When --json is supplied, the CLI prints:

  • snapshot_id reference for subsequent click --snapshot … and type --snapshot ….
  • ui_map path to the persisted snapshot file (~/.peekaboo/snapshots/<id>/snapshot.json).
  • ui_elements flattened list of actionable nodes (buttons, text fields, links, etc.).
  • interactable_count, element_count, capture_mode, and performance metadata for debugging.
  • Each ui_elements[n] entry now mirrors the raw AX metadata we capture—title, label, description, role_description, help, identifier, and the keyboard shortcut if one exists. That makes Chrome toolbar icons (which frequently hide their name in AXDescription) searchable without relying on coordinates.
  • GLM vision model analysis responses are converted from the model's 0-1000 bounding box coordinate space into screenshot pixel coordinates before they are printed, so follow-up click --coords calls can use returned box centers directly.

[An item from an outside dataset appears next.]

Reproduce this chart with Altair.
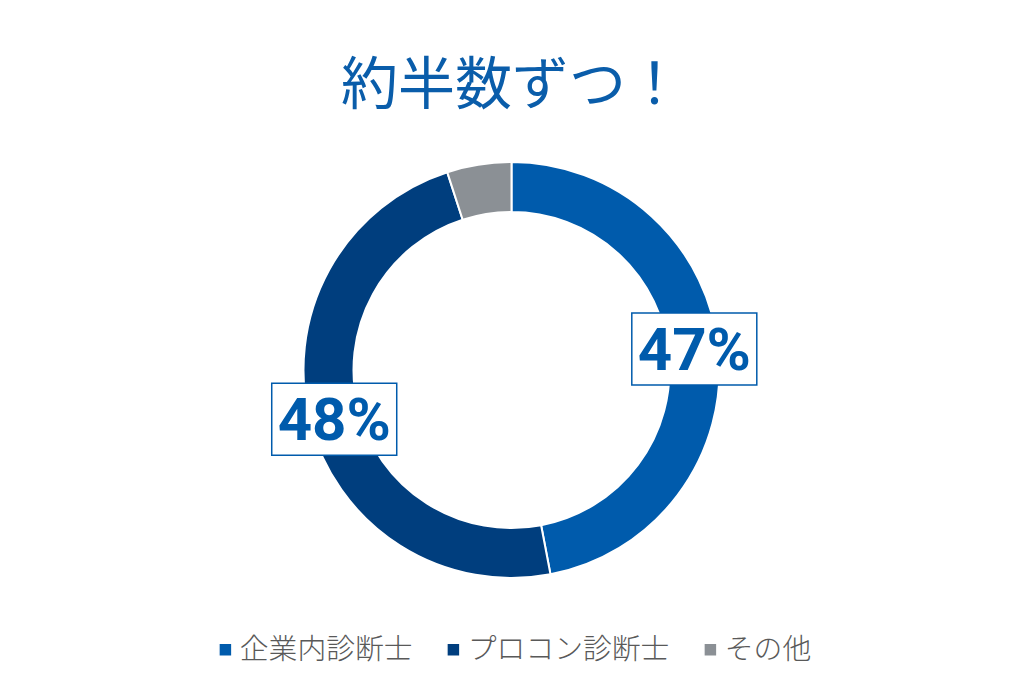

Use jq or any JSON parser to find elements:

peekaboo see --app "Safari" --json --path /tmp/safari-see.png \
  | jq '.data.ui_elements[] | select(.label | test("Sign in"; "i"))'

# Toolbar buttons that only expose AXDescription:
peekaboo see --app "Google Chrome" --json --path /tmp/chrome-see.png \
  | jq '.data.ui_elements[] | select((.description // "") | test("Wingman"; "i"))'

Troubleshooting tips

  • If the CLI reports blind typing, pass an explicit --app, --pid, --window-id, or fresh --snapshot so type can resolve a background target process, or add --foreground when the target app requires focused keyboard input.
  • If JSON/text output reports AX tree truncated, rerun with larger --max-depth, --max-elements, or --max-children values. For repeated captures, export the matching PEEKABOO_AX_MAX_* environment variable before launching Peekaboo.
  • Missing text fields after the fallback usually means the page is shielding its inputs from AX entirely. For Chrome targets, use the browser tool (statusconnectsnapshot/fill/click) after enabling Chrome remote debugging; otherwise rely on image-based hit tests.
  • For repeatable local tests, run RUN_LOCAL_TESTS=true swift test --filter SeeCommandPlaygroundTests to exercise the Playground fixtures mentioned in docs/research/interaction-debugging.md.
  • Rapid repeated see calls for the same window reuse a short-lived AX cache (~1.5s); wait a beat if you need a fully fresh traversal.

Smart label placement (--annotate)

  • The SmartLabelPlacer generates external label candidates (above/below/sides/corners) for each element, filters out overlaps/out-of-bounds positions, then scores remaining spots via AcceleratedTextDetector.scoreRegionForLabelPlacement to prefer calm regions. Internal placements are a last-resort fallback.
  • Edge-aware scoring samples a padded rectangle (6px halo, clamped to the image) so the chosen region stays clean once text is drawn; above/below placements get slight bonuses to reduce sideways clutter.
  • Preferred orientations nudge horizontally tight elements toward vertical labels when scores tie.
  • Tests: Apps/CLI/Tests/CoreCLITests/SmartLabelPlacerTests.swift (run with swift test --package-path Apps/CLI --filter SmartLabelPlacerTests).
  • Manual validation: peekaboo see --app Playground --annotate --path /tmp/see.png --json then inspect the annotated PNG; if labels cover dense UI, capture the repro and adjust padding/scoring before committing.